What is an SSL certificate?
It’s a software technology that encrypts all information being exchanged between your website (i.e. the computer server where it’s hosted) and the devices (PC, tablet, etc.) of anyone visiting/using the site. It can be made to apply to every single page of a site, or it can be made to apply to only specific pages of a site.
What does “encrypt” mean?
Without an SSL certificate, all information exchanged between a PC and your website is transmitted in “plain text”. Therefore if someone intercepted the data being exchanged, they could easily read that information, and potentially use it with malicious intent. With an SSL certificate in place, the same intercepted data would present as being “scrambled” (encrypted), and is virtually impossible to read, or decrypt.
Do I need an SSL certificate for my website?
The more your website involves the exchange of potentially sensitive or confidential information (yours and/or your clients), the more your site needs an SSL certificate, and vice versa.
The most common types of sensitive information being exchanged between websites and the people who use those websites are:
- Financial information, e.g. credit cards.
- Personal information, e.g. name, age. date of birth, address.
- Passwords, i.e. any place on your site where someone (yourself and/or clients) are required to login (authenticate) to access it, e.g. a members area and/or your own content management admin area.
It’s a trust thing. Most people can spot when an SSL certificate is in operation and when it’s not, and some will hold back using your site if an SSL certificate is not in place and they’re being asked to share potentially sensitive information.
How can I tell if an SSL certificate is in operation on a web page?
Two main ways:
- Instead of http:// being displayed in your internet browser (e.g. Google Chome), you’ll see https://.
- A small padlock icon will appear in your internet browser, typically next to the https:// address of the page you’re currently viewing.
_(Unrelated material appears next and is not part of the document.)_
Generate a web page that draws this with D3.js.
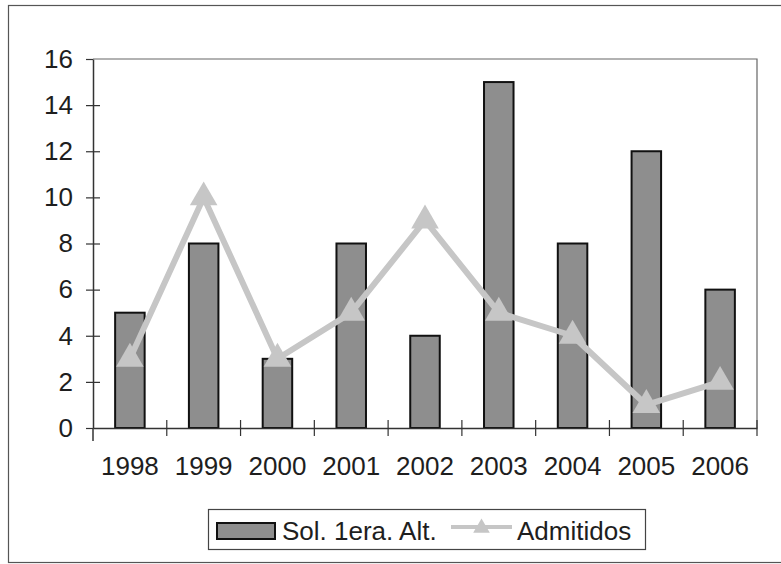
<!DOCTYPE html>
<html>
<head>
<meta charset="utf-8">
<script src="https://cdn.jsdelivr.net/npm/d3@7"></script>
<style>
  body { margin: 0; background: #fff; }
  svg text { font-family: "Liberation Sans", Arial, sans-serif; fill: #1e1e1e; }
</style>
</head>
<body>
<div id="chart"></div>
<script>
// Data
const years = ["1998", "1999", "2000", "2001", "2002", "2003", "2004", "2005", "2006"];
const solicitudes = [5, 8, 3, 8, 4, 15, 8, 12, 6];
const admitidos = [3, 10, 3, 5, 9, 5, 4, 1, 2];
const yTicks = [0, 2, 4, 6, 8, 10, 12, 14, 16];
const seriesNames = ["Sol. 1era. Alt.", "Admitidos"];

const W = 781, H = 564;
const plot = { left: 93, right: 757, top: 59, bottom: 428 };

const svg = d3.select("#chart")
  .append("svg")
    .attr("width", W)
    .attr("height", H);

// outer chart border
svg.append("rect")
  .attr("x", 8.5).attr("y", 5.5)
  .attr("width", W + 10).attr("height", 557)
  .attr("fill", "none")
  .attr("stroke", "#555")
  .attr("stroke-width", 1.2);

const x = d3.scaleBand()
  .domain(years)
  .range([plot.left, plot.right])
  .paddingInner(0)
  .paddingOuter(0);

const y = d3.scaleLinear()
  .domain([0, 16])
  .range([plot.bottom, plot.top]);

// plot area border (top + right)
svg.append("path")
  .attr("d", `M${plot.left},${plot.top}H${plot.right}V${plot.bottom}`)
  .attr("fill", "none")
  .attr("stroke", "#666")
  .attr("stroke-width", 1.2);

// bars
const barW = x.bandwidth() / 2.5;
svg.append("g")
  .selectAll("rect")
  .data(years.map((d, i) => ({ year: d, value: solicitudes[i] })))
  .enter().append("rect")
    .attr("x", d => x(d.year) + (x.bandwidth() - barW) / 2)
    .attr("y", d => y(d.value))
    .attr("width", barW)
    .attr("height", d => y(0) - y(d.value))
    .attr("fill", "#8e8e8e")
    .attr("stroke", "#111")
    .attr("stroke-width", 2);

// Y axis
const yAxis = svg.append("g")
  .attr("transform", `translate(${plot.left},0)`)
  .call(d3.axisLeft(y).tickValues(yTicks).tickSize(7).tickPadding(13).tickSizeOuter(0));
yAxis.selectAll(".tick line").attr("x2", -7).attr("x1", d => d === 16 || d === 0 ? 0 : 7);
yAxis.select(".domain").attr("stroke", "#333").attr("stroke-width", 1.5);
yAxis.selectAll(".tick line").attr("stroke", "#333").attr("stroke-width", 1.2);
yAxis.selectAll(".tick text").style("font-size", "26px").attr("fill", "#1e1e1e");

// X axis
const xAxis = svg.append("g")
  .attr("transform", `translate(0,${plot.bottom})`)
  .call(d3.axisBottom(x).tickSize(0).tickPadding(29).tickSizeOuter(0));
xAxis.select(".domain").attr("stroke", "#333").attr("stroke-width", 1.5);
xAxis.selectAll(".tick text").style("font-size", "26px").attr("fill", "#1e1e1e");
// category separators, Excel style
xAxis.append("g")
  .selectAll("line")
  .data(years.slice(1).concat(["end"]))
  .enter().append("line")
    .attr("x1", (d, i) => i < years.length - 1 ? x(d) : plot.right)
    .attr("x2", (d, i) => i < years.length - 1 ? x(d) : plot.right)
    .attr("y1", -8).attr("y2", 8)
    .attr("stroke", "#333").attr("stroke-width", 1.2);
xAxis.append("line")
  .attr("x1", plot.left).attr("x2", plot.left)
  .attr("y1", 0).attr("y2", 13)
  .attr("stroke", "#333").attr("stroke-width", 1.5);

// line series
const pts = years.map((d, i) => ({ year: d, value: admitidos[i] }));
const lineColor = "#c6c6c6";
svg.append("path")
  .datum(pts)
  .attr("fill", "none")
  .attr("stroke", lineColor)
  .attr("stroke-width", 6)
  .attr("stroke-linejoin", "round")
  .attr("d", d3.line()
    .x(d => x(d.year) + x.bandwidth() / 2)
    .y(d => y(d.value)));

const tri = d3.symbol().type(d3.symbolTriangle).size(330);
svg.append("g")
  .selectAll("path")
  .data(pts)
  .enter().append("path")
    .attr("d", tri)
    .attr("transform", d => `translate(${x(d.year) + x.bandwidth() / 2},${y(d.value)})`)
    .attr("fill", lineColor);

// legend
const legend = svg.append("g").attr("class", "legend");
legend.append("rect")
  .attr("x", 208.5).attr("y", 509.5)
  .attr("width", 437).attr("height", 40)
  .attr("fill", "#fff")
  .attr("stroke", "#444")
  .attr("stroke-width", 1.2);
legend.append("rect")
  .attr("x", 217).attr("y", 523)
  .attr("width", 58).attr("height", 16)
  .attr("fill", "#8e8e8e")
  .attr("stroke", "#111")
  .attr("stroke-width", 2);
legend.append("text")
  .attr("x", 282).attr("y", 540)
  .style("font-size", "26px")
  .text(seriesNames[0]);
legend.append("line")
  .attr("x1", 451).attr("x2", 512)
  .attr("y1", 527).attr("y2", 527)
  .attr("stroke", lineColor)
  .attr("stroke-width", 4);
legend.append("path")
  .attr("d", d3.symbol().type(d3.symbolTriangle).size(120))
  .attr("transform", "translate(481.5,528)")
  .attr("fill", lineColor);
legend.append("text")
  .attr("x", 517).attr("y", 540)
  .style("font-size", "26px")
  .text(seriesNames[1]);
</script>
</body>
</html>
What’s the difference between a single or standard SSL, and a wildcard SSL?
A wildcard SSL secures a domain and all of its first-level subdomains. For example, a certificate for *.example.com secures www.example.com, mail.example.com, shop.example.com, uat.example.com, etc. A single or standard SSL certificate would only secure www.example.com, requiring you to purchase an additional certificate for mail.example.com and another for shop.example.com, etc. Although one wildcard SSL is a little more expensive than one standard SSL, due to their far greater flexibility we recommend wildcard SSLs to all our clients at Itomic.
What’s the worst that can happen if my site doesn’t have an SSL certificate?
The information harvested is used maliciously against you and/or your clients. For example, if an unauthorised person gained the admin login details for your site, they could anything to your site that you can do.
- Think of an SSL certificate as you would do an insurance policy. You might never need it, but be very glad if/when you do.
- Might some clients (actual or prospective) decide to avoid your site if they perceive that your website is not secure? Is their business worth more or less to you than the cost of an SSL certificate?